Coal rank classification was determined by proximate analysis according to ASTM standard D388 (ASTM International 2012a). Coals with volatile matter (VM) contents higher than 31 wt% are typically classified according to calorific or higher heating value (HHV) (Speight 2012). Based on this, the Lamja1, Lamja2, and Chikila coals could be classified as high volatile B (HVB) bituminous coal and the Garin-Maiganga, Lafia-Obi, and Okaba coals as sub-bituminous coals. However, an earlier study by Jauro et al. (2008a, b) has classified the Lafia Obi coal as high volatile A bituminous coal. Consequently, the Lamja1 and Chikila coals can be possibly exploited for various energy applications. Nonetheless, the Garin-Maiganga, Lamja2, Lafia-Obi, and Okaba coals are suitable for cement production and electric power generation.

4.2 Organic petrography

The vitrinite reflectance of Lafia-Obi coal (≈ 0.39%R_max) and Garin-Maiganga coal (≈ 0.39%R_max) classifies the samples in the subbituminous rank. The vitrinite reflectance obtained from Lamja1 (≈ 0.73%R_max), Lamja2 (≈ 0.72%R_max), and Chikila (≈ 0.71%R_max) coals fall within the high volatile B bituminous rank (Table 2). The vitrinite reflectance of Imiegba (≈ 0.45%R_max) and Okaba (≈ 0.49%R_max) coals classified the samples in the subbituminous rank. The vitrinite reflectance of Enugu coal (≈ 0.55%R_max), falls on the boundary between subbituminous and high volatile C bituminous.
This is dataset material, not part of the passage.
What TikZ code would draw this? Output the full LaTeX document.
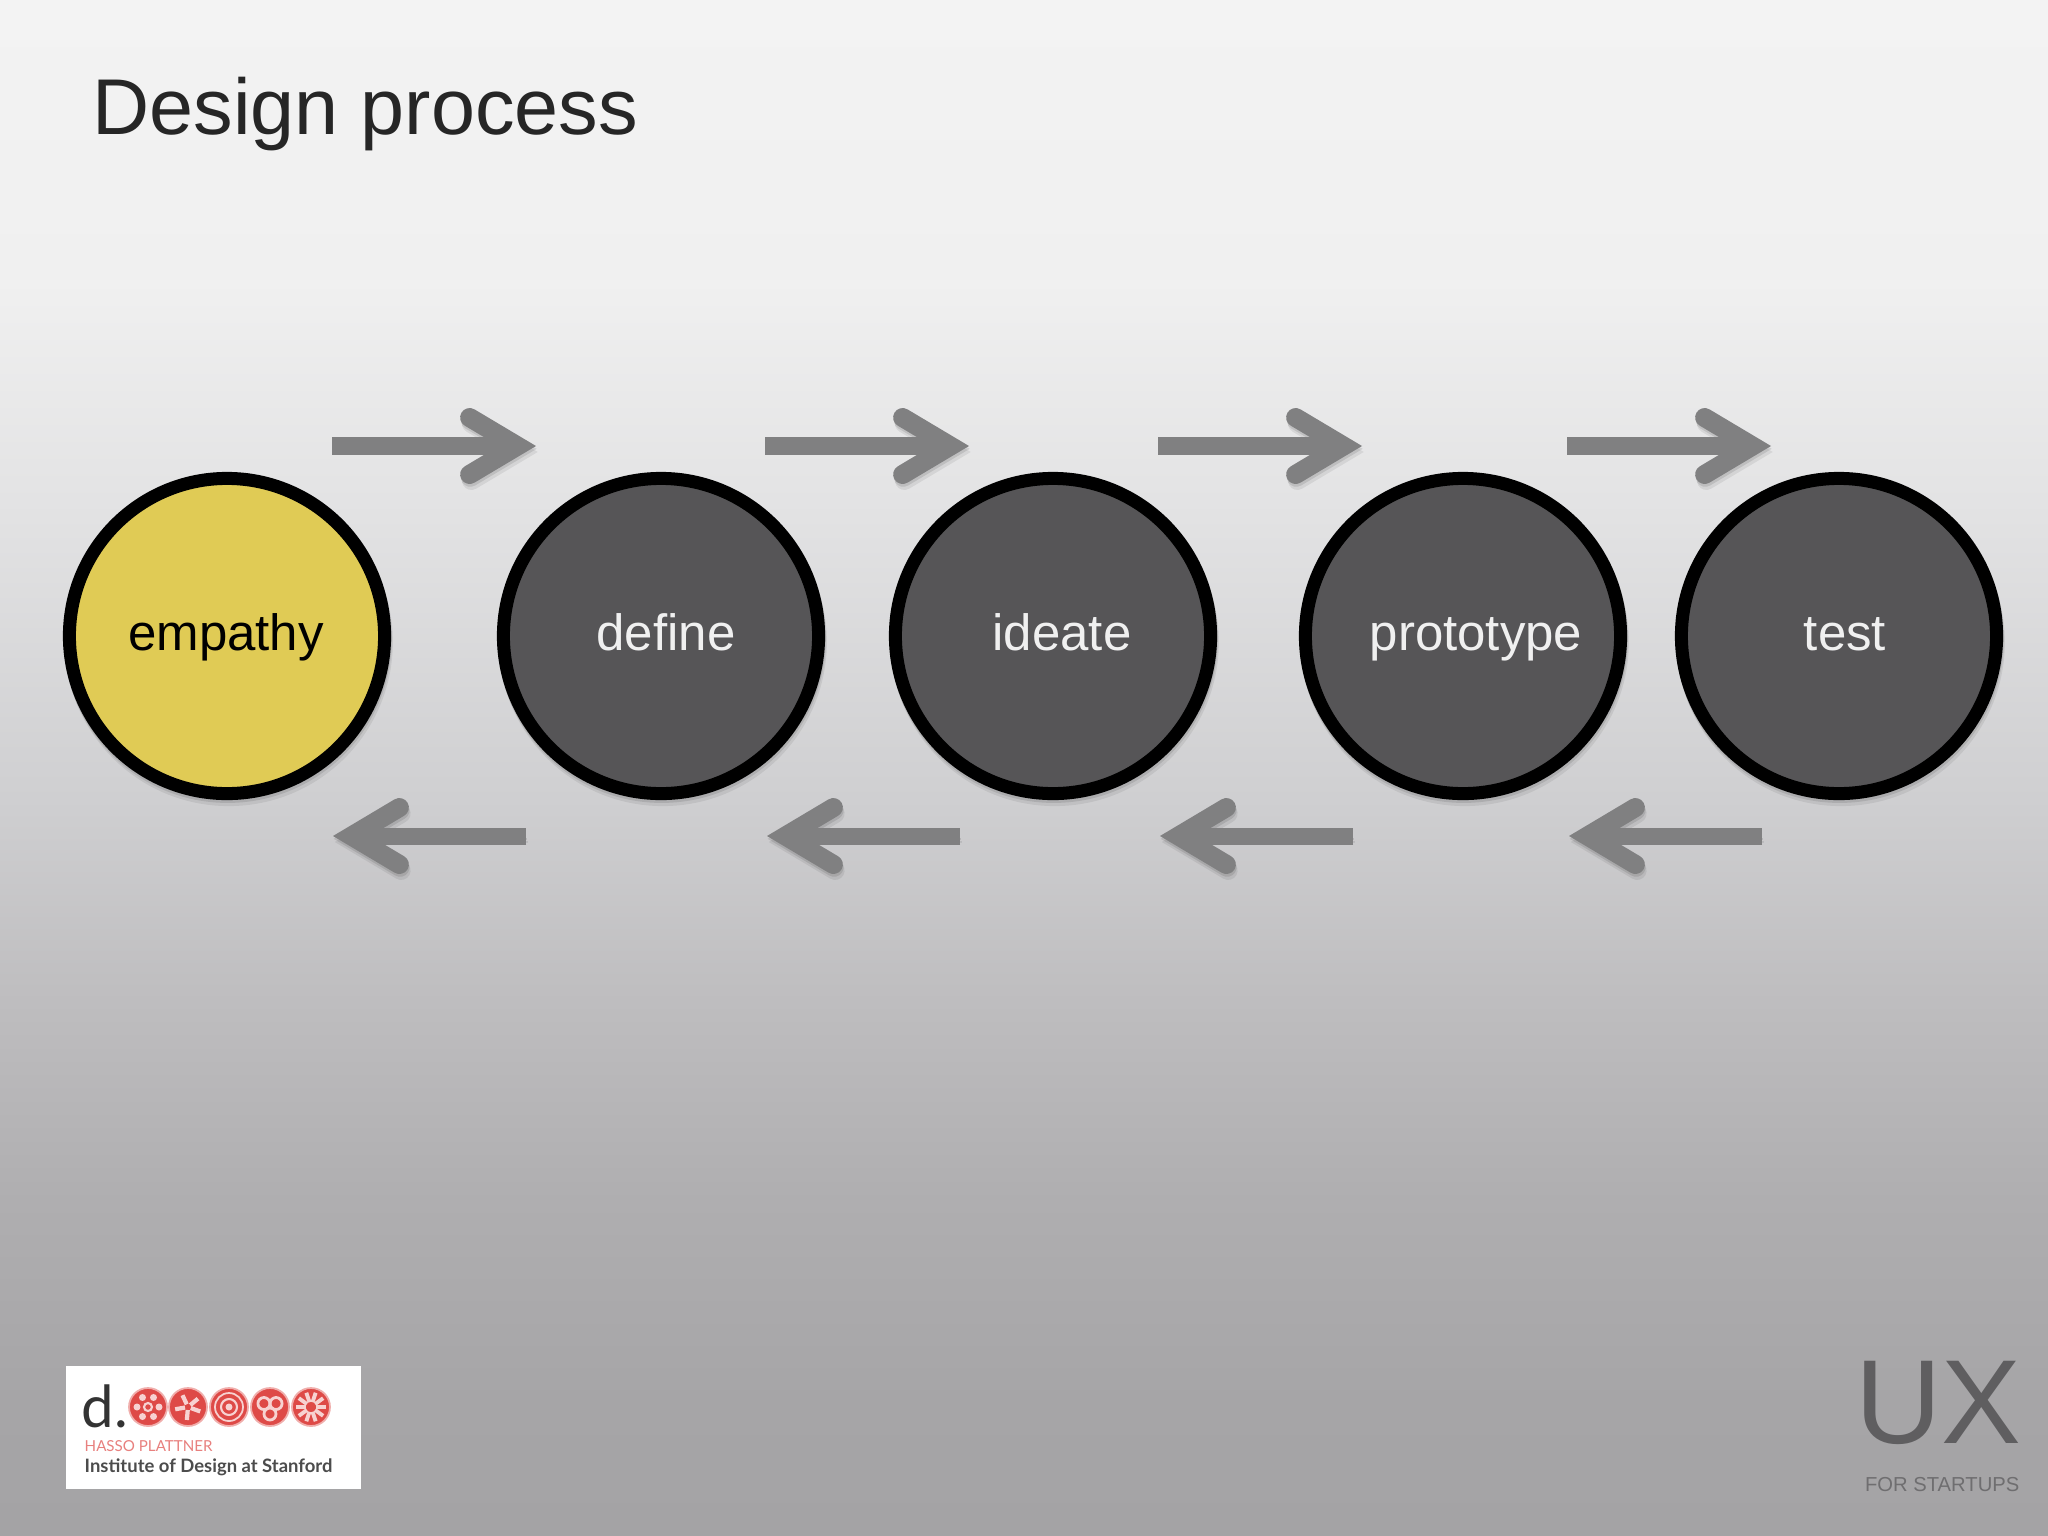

The macerals in Cretaceous coals from the Benue Trough Basin (Figs. 10, 11, 12, 13, 14) are mainly vitrinite and inertinite. The vitrinite content is higher than inertinite, despite the small quantities of liptinite and mineral matter (Table 2). The total vitrinite content shows the highest abundance in the UBT coals followed by the LBT coals and lowest content for the MBT coal. The vitrinite group (Fig. 4) signifies woody plant material (e.g., stems, trunks, roots, and branches), resulting from lignin and cellulose of plant tissues. The woody and herbaceous cell tissue (lignin and cellulose) form macerals of the vitrinite group. The vitrinite macerals were formed under anaerobic (high hydrogen content) and mostly reducing conditions. The vitrinite group are dominated by telinite, collotelinite (Fig. 4), and detrovitrinite, which are smaller fragments, showing a higher degree of degradation and generally forming the groundmass for other macerals. The vitrinite in the Lamja2 and Imiegba coals are dominated by telinite and collotelinite (telovitrinite), which are intact compressed fragments of woody material of varying degree of compaction. Vitrinite is fairly abundant in all the investigated coal samples and shows the highest content in the Chikila coal, followed by the Lamja1 coal, and least in the Garin-Maiganga coal. The mineral contents in the Enugu and Imiegba (LBT) coals are high compared to other studied coal samples. The argillaceous minerals matter and other mineral groups mostly observed are; silicates, clay minerals, pyrites and jarosite formed by chemical precipitation (Diessel 1992; Singh et al. 2013, 2015; Gangadharan et al. Gangadharan et al. 2019).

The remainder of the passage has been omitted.